What you will do:
Print exactly those lines that run from the beginning of the data to the line bearing "const yTicks = [10, 20, 30, 40, 50];", inclusive.

Dataset section:

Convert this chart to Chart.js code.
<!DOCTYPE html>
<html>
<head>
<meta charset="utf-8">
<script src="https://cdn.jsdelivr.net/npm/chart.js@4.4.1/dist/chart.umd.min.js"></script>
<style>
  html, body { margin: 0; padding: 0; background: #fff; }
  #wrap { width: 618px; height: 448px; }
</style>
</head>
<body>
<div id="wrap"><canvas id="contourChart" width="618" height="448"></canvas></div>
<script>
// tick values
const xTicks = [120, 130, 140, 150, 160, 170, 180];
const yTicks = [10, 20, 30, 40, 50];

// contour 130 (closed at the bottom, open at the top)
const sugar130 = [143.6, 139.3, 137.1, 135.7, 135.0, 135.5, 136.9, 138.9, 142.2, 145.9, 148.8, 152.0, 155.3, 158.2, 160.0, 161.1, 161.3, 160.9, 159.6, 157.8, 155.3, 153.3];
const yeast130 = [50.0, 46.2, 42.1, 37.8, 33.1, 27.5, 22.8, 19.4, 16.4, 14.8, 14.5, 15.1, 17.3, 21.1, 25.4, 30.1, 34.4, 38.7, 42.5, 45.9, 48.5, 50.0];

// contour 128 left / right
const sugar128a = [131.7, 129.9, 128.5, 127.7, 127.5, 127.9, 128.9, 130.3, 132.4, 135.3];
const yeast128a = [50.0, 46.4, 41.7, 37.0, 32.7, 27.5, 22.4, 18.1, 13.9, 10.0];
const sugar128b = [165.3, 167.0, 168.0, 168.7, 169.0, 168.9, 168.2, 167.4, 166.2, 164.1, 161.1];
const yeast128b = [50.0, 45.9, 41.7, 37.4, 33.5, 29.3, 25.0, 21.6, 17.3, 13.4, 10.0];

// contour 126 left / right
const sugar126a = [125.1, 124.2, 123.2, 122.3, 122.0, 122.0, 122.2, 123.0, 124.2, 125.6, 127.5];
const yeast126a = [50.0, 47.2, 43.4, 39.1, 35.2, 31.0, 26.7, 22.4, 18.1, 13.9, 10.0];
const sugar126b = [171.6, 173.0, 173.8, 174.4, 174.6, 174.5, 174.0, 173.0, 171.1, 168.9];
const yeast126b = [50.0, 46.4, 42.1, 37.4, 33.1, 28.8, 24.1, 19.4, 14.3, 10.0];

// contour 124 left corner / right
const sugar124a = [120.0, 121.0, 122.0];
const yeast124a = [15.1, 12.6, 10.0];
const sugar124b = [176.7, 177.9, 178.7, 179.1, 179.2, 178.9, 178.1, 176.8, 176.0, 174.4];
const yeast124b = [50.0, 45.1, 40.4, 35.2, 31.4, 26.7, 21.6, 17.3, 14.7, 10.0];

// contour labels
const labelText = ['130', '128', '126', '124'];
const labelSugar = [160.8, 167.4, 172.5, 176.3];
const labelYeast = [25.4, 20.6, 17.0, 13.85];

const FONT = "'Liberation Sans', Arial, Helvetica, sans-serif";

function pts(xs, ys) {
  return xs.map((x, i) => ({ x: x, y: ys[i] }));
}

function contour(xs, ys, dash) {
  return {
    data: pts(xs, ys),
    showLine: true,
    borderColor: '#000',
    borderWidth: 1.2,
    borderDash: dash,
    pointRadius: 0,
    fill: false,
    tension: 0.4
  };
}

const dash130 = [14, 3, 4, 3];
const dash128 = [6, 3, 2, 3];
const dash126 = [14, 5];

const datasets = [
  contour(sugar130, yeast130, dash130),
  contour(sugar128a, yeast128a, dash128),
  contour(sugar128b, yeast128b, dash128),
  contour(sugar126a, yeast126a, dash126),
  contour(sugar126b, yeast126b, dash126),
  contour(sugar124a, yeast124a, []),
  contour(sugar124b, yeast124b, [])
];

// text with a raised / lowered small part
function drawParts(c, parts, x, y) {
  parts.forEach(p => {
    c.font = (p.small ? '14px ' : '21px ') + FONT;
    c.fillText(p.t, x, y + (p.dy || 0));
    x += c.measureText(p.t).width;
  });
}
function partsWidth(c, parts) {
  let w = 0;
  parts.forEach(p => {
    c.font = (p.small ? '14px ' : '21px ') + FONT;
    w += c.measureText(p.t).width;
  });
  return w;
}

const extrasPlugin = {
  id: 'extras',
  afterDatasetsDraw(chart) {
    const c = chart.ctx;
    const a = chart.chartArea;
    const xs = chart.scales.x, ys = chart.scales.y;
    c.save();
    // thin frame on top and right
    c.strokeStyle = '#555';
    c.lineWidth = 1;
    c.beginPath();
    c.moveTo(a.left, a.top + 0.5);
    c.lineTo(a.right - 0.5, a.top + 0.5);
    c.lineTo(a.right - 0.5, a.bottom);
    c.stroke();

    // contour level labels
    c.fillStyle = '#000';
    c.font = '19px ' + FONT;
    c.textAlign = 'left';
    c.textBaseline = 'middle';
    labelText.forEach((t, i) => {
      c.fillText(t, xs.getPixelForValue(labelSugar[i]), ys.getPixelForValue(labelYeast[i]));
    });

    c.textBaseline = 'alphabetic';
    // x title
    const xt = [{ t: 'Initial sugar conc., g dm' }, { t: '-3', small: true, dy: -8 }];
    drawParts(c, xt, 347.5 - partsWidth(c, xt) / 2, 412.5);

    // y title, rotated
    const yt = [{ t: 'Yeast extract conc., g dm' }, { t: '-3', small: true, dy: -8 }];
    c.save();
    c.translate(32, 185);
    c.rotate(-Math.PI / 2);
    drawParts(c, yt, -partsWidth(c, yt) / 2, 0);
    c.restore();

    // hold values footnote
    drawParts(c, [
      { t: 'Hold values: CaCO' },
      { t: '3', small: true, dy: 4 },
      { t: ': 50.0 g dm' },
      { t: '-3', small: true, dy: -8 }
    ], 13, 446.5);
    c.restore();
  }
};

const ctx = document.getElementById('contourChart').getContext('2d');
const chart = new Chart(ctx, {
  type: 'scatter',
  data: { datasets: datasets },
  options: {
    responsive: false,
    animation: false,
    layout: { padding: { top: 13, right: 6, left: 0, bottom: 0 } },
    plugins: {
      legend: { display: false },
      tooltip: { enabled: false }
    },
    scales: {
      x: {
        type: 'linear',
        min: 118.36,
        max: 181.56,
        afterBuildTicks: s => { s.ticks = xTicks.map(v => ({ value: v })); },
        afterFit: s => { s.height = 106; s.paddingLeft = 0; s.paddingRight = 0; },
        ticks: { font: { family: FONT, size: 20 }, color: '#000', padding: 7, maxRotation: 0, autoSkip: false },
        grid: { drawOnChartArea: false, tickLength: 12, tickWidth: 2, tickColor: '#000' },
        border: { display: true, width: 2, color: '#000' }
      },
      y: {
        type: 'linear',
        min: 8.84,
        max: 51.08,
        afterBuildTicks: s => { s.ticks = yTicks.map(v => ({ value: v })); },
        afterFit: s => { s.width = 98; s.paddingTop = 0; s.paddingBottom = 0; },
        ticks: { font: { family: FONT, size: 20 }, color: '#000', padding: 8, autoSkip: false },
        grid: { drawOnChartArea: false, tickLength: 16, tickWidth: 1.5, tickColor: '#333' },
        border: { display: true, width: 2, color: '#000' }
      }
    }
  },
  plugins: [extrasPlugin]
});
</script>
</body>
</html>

Full output:
Convert this chart to Chart.js code.
<!DOCTYPE html>
<html>
<head>
<meta charset="utf-8">
<script src="https://cdn.jsdelivr.net/npm/chart.js@4.4.1/dist/chart.umd.min.js"></script>
<style>
  html, body { margin: 0; padding: 0; background: #fff; }
  #wrap { width: 618px; height: 448px; }
</style>
</head>
<body>
<div id="wrap"><canvas id="contourChart" width="618" height="448"></canvas></div>
<script>
// tick values
const xTicks = [120, 130, 140, 150, 160, 170, 180];
const yTicks = [10, 20, 30, 40, 50];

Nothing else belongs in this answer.